Hi @ufo911, I agree that this is confusing. It is due to the fact that mongoengine tracks the fields that you are updating (and updates specifically what changed later on) and I believe it then ends up firing an upsert at the end, in this case it spots that you modify the _id field and no other field so the upsert is creating an empty document with just the id that you've changed.

This is clearly a bug as it allows you to create a document that violates the Document constraint (for instance the required fields).

Currently (and to my knowledge) there is no easy/robust way to clone an object. The safest is to manually define a clone method in your Document classes. Having a generic clone would be a great addition though, many people are looking for this.

bagerard commented 5 years ago

For future ref, here is a reproducible snippet that shows the issue:

class Person(Document):
    name = StringField()
p = Person(name='John').save()
print(p.id)        # ObjectId('5c86b9324ec5dc1dda1ea566')
list(Person.objects.as_pymongo())    # [{u'_id': ObjectId('5c86b9324ec5dc1dda1ea566'), u'name': u'John'}]
p.id = ObjectId()
print(p.id)    # ObjectId('5c86b9524ec5dc1dda1ea567')
print(p._changed_fields)    # ['_id']
p.save()
list(Person.objects.as_pymongo())    # [{u'_id': ObjectId('5c86b9324ec5dc1dda1ea566'), u'name': u'John'},  {u'_id': ObjectId('5c86b9524ec5dc1dda1ea567')}]
bekab95 commented 5 years ago

May it is possible to determine if the primary key is new before document save ?

amcgregor commented 5 years ago

May it is possible to determine if the primary key is new before document save ?

"How?" is the question that immediately comes to mind. Saved vs. unsaved for my own records is typically the difference between having a value for the _id key or not. Re-assigning a new ID seems… wrong. If instead of re-assigning, you instead del p.id, when trying to save the driver itself (PyMongo) will add an ID, and it'll probably work a whole lot better.

Alternatively, use the force_insert=True argument to MongoEngine's save call. 'Cause again, from just "having an ID or not having an ID", even with dirty field tracking, you can't know if the newly assigned ID is for insertion or update… you're calling save which is meaningless to PyMongo. (There's a reason MongoDB generally avoids "weak statefulness" like that.

bekab95 commented 5 years ago

If the _id or Primariy key (as we call) will be checked before save and if _id is different for the documen, we will call other method which will be used for creating new document (save method for new document) and if _id is same we will use current save method. after that for the method for creating new document, we have to check if _id already exist in database and will show error or make new document. Finally we need new method for comparing current _id and _id before save (if it is new)

amcgregor commented 5 years ago

If the _id or Primariy key (as we call) will be checked before save and if _id is different for the document…

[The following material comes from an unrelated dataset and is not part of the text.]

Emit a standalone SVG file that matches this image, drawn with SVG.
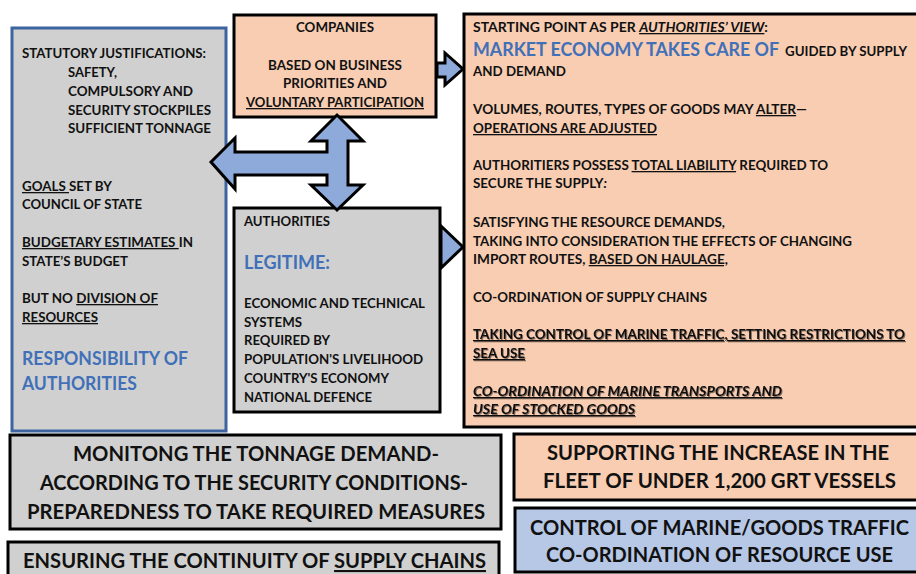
<svg xmlns="http://www.w3.org/2000/svg" width="916" height="574" viewBox="0 0 916 574">
<defs>
<style>
text{font-family:Lato,"Open Sans","Liberation Sans",sans-serif;font-weight:700;fill:#111}
.s{font-size:13px}
.h{font-size:18.5px;fill:#4170b8}
.b{font-size:21px}
.u{text-decoration:underline}
.i{font-style:italic}
.box{stroke:#000;stroke-width:3}
.peach{fill:#f8cdb2}
.gray{fill:#d0d0d0}
.lblue{fill:#b6c8e6}
.arrow{fill:#8eaadb;stroke:#000;stroke-width:3;stroke-linejoin:miter}
</style>
<filter id="sh" x="-5%" y="-30%" width="110%" height="160%">
<feDropShadow dx="1" dy="1" stdDeviation="0.6" flood-color="#000" flood-opacity="0.45"/>
</filter>
</defs>
<rect width="916" height="574" fill="#fff"/>

<g id="left-box">
<rect x="12" y="28" width="214" height="403" class="gray" stroke="#3c64a0" stroke-width="3"/>
<text class="s" x="22" y="58" textLength="184" lengthAdjust="spacingAndGlyphs">STATUTORY JUSTIFICATIONS:</text>
<text class="s" x="68" y="77" textLength="49" lengthAdjust="spacingAndGlyphs">SAFETY,</text>
<text class="s" x="68" y="96" textLength="125" lengthAdjust="spacingAndGlyphs">COMPULSORY AND</text>
<text class="s" x="68" y="115" textLength="143" lengthAdjust="spacingAndGlyphs">SECURITY STOCKPILES</text>
<text class="s" x="68" y="133" textLength="143" lengthAdjust="spacingAndGlyphs">SUFFICIENT TONNAGE</text>
<text class="s" x="22" y="191" textLength="90" lengthAdjust="spacingAndGlyphs"><tspan class="u">GOALS </tspan>SET BY</text>
<text class="s" x="22" y="209" textLength="120" lengthAdjust="spacingAndGlyphs">COUNCIL OF STATE</text>
<text class="s" x="22" y="247" textLength="171" lengthAdjust="spacingAndGlyphs"><tspan class="u">BUDGETARY ESTIMATES </tspan>IN</text>
<text class="s" x="22" y="266" textLength="106" lengthAdjust="spacingAndGlyphs">STATE’S BUDGET</text>
<text class="s" x="22" y="303" textLength="136" lengthAdjust="spacingAndGlyphs">BUT NO <tspan class="u">DIVISION OF</tspan></text>
<text class="s u" x="22" y="322" textLength="76" lengthAdjust="spacingAndGlyphs">RESOURCES</text>
<text class="h" x="22" y="365" textLength="166" lengthAdjust="spacingAndGlyphs">RESPONSIBILITY OF</text>
<text class="h" x="22" y="390" textLength="115" lengthAdjust="spacingAndGlyphs">AUTHORITIES</text>
</g>

<g id="companies">
<rect x="234" y="15" width="202" height="102" class="box peach"/>
<text class="s" x="296" y="32" textLength="78" lengthAdjust="spacingAndGlyphs">COMPANIES</text>
<text class="s" x="268" y="70" textLength="134" lengthAdjust="spacingAndGlyphs">BASED ON BUSINESS</text>
<text class="s" x="283" y="88" textLength="104" lengthAdjust="spacingAndGlyphs">PRIORITIES AND</text>
<text class="s u" x="246" y="107" textLength="178" lengthAdjust="spacingAndGlyphs">VOLUNTARY PARTICIPATION</text>
</g>

<g id="authorities">
<rect x="234" y="208" width="206" height="204" class="box gray"/>
<text class="s" x="244" y="226" textLength="86" lengthAdjust="spacingAndGlyphs">AUTHORITIES</text>
<text class="h" x="244" y="269" textLength="86" lengthAdjust="spacingAndGlyphs">LEGITIME:</text>
<text class="s" x="244" y="308" textLength="181" lengthAdjust="spacingAndGlyphs">ECONOMIC AND TECHNICAL</text>
<text class="s" x="244" y="327" textLength="58" lengthAdjust="spacingAndGlyphs">SYSTEMS</text>
<text class="s" x="244" y="345" textLength="86" lengthAdjust="spacingAndGlyphs">REQUIRED BY</text>
<text class="s" x="244" y="364" textLength="179" lengthAdjust="spacingAndGlyphs">POPULATION'S LIVELIHOOD</text>
<text class="s" x="244" y="383" textLength="145" lengthAdjust="spacingAndGlyphs">COUNTRY'S ECONOMY</text>
<text class="s" x="244" y="402" textLength="128" lengthAdjust="spacingAndGlyphs">NATIONAL DEFENCE</text>
</g>

<g id="market-economy">
<rect x="464" y="14" width="460" height="413" class="box peach"/>
<text class="s" x="473" y="32" textLength="295" lengthAdjust="spacingAndGlyphs">STARTING POINT AS PER <tspan class="u i">AUTHORITIES’ VIEW</tspan>:</text>
<text class="h" x="473" y="56" textLength="306" lengthAdjust="spacingAndGlyphs">MARKET ECONOMY TAKES CARE OF</text>
<text class="s" x="785" y="56" textLength="122" lengthAdjust="spacingAndGlyphs">GUIDED BY SUPPLY</text>
<text class="s" x="473" y="76" textLength="93" lengthAdjust="spacingAndGlyphs">AND DEMAND</text>
<text class="s" x="473" y="114" textLength="334" lengthAdjust="spacingAndGlyphs">VOLUMES, ROUTES, TYPES OF GOODS MAY <tspan class="u">ALTER</tspan>—</text>
<text class="s u" x="473" y="133" textLength="184" lengthAdjust="spacingAndGlyphs">OPERATIONS ARE ADJUSTED</text>
<text class="s" x="473" y="170" textLength="355" lengthAdjust="spacingAndGlyphs">AUTHORITIERS POSSESS <tspan class="u">TOTAL LIABILITY</tspan> REQUIRED TO</text>
<text class="s" x="473" y="188" textLength="134" lengthAdjust="spacingAndGlyphs">SECURE THE SUPPLY<tspan class="i">:</tspan></text>
<text class="s" x="473" y="227" textLength="252" lengthAdjust="spacingAndGlyphs">SATISFYING THE RESOURCE DEMANDS,</text>
<text class="s" x="473" y="246" textLength="379" lengthAdjust="spacingAndGlyphs">TAKING INTO CONSIDERATION THE EFFECTS OF CHANGING</text>
<text class="s" x="473" y="264" textLength="255" lengthAdjust="spacingAndGlyphs">IMPORT ROUTES, <tspan class="u">BASED ON HAULAGE,</tspan></text>
<text class="s" x="473" y="302" textLength="234" lengthAdjust="spacingAndGlyphs">CO-ORDINATION OF SUPPLY CHAINS</text>
<text class="s u" x="473" y="339" textLength="432" lengthAdjust="spacingAndGlyphs" filter="url(#sh)">TAKING CONTROL OF MARINE TRAFFIC, SETTING RESTRICTIONS TO</text>
<text class="s u" x="473" y="358" textLength="52" lengthAdjust="spacingAndGlyphs" filter="url(#sh)">SEA USE</text>
<text class="s u i" x="473" y="396" textLength="309" lengthAdjust="spacingAndGlyphs" filter="url(#sh)">CO-ORDINATION OF MARINE TRANSPORTS AND</text>
<text class="s u i" x="473" y="414" textLength="162" lengthAdjust="spacingAndGlyphs" filter="url(#sh)">USE OF STOCKED GOODS</text>
</g>

<g id="monitoring">
<rect x="10" y="435" width="491" height="94" class="box gray"/>
<text class="b" x="73" y="461" textLength="366" lengthAdjust="spacingAndGlyphs">MONITONG THE TONNAGE DEMAND-</text>
<text class="b" x="40" y="490" textLength="428" lengthAdjust="spacingAndGlyphs">ACCORDING TO THE SECURITY CONDITIONS-</text>
<text class="b" x="27" y="519" textLength="458" lengthAdjust="spacingAndGlyphs">PREPAREDNESS TO TAKE REQUIRED MEASURES</text>
</g>

<g id="continuity">
<rect x="8" y="542" width="491" height="40" class="box gray"/>
<text class="b" x="23" y="568" textLength="463" lengthAdjust="spacingAndGlyphs">ENSURING THE CONTINUITY OF <tspan class="u">SUPPLY CHAINS</tspan></text>
</g>

<g id="fleet">
<rect x="514" y="434" width="410" height="66" class="box peach"/>
<text class="b" x="547" y="460" textLength="342" lengthAdjust="spacingAndGlyphs">SUPPORTING THE INCREASE IN THE</text>
<text class="b" x="543" y="488" textLength="353" lengthAdjust="spacingAndGlyphs">FLEET OF UNDER 1,200 GRT VESSELS</text>
</g>

<g id="control">
<rect x="515" y="508" width="410" height="64" class="box lblue"/>
<text class="b" x="530" y="535" textLength="379" lengthAdjust="spacingAndGlyphs">CONTROL OF MARINE/GOODS TRAFFIC</text>
<text class="b" x="546" y="562" textLength="347" lengthAdjust="spacingAndGlyphs">CO-ORDINATION OF RESOURCE USE</text>
</g>

<g id="connectors">
<polygon class="arrow" points="211,162 235,138 235,152 327,152 327,141 311,141 337,115 363,141 348,141 348,185 363,185 337,210 311,185 327,185 327,175 235,175 235,189"/>
<polygon class="arrow" points="437,63 445,63 445,53 463,69 445,85 445,77 437,77"/>
<polygon class="arrow" points="441,226 463,247 441,268"/>
</g>
</svg>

if _id is same we will use current save method

if _id already exist in database and will show error or make new document

Under no circumstances must a write be bound to a preparatory read. The moment you do this, you've introduced a race condition. Worker A wants to "save", worker B wants to "save", both issue the reads, get "non-existent record' answers, both insert. You've duplicated a record, and this is the nicest of the failure situations, which also involve change clobbering possibilities.

Finally we need new method for comparing current _id and _id before save (if it is new)

Any verification must happen against the already loaded "record", whatever that may be, with the possibility for conditional updates to be useful. The logic can be simple:

Yes, this means you can get tricky, assign a different ID, and confuse the heuristic. OTOH, that type of use is typically a bug or otherwise unintentional, and also why hints like force_insert exist. Also note the intended behaviour of differentiating between actually new, and intended-to-be-inserted-new. Non-existent attribute vs. None value.

amcgregor commented 5 years ago

Note that all of this save confusion is an artifact of MongoEngine attempting to mirror database-side state client-side in every application worker process, then monitor that state for changes. Ostensibly helpful, but you still end up needing to wrap your head around both sides of the update, both Python-side and DB-side. I advocate—strongly—for plain PyMongo data access semantics; use the provided and entirely unambiguous insert_one, insert_many, update_one, update_many. Anywhere you have written save is better and more accurately described using the actual operation to be performed. I read save, and I then immediately need to worry, myself, about tracking the hypothetical state of that object through the flow of the code. (From the Zen of Python: explicit is better than implicit.)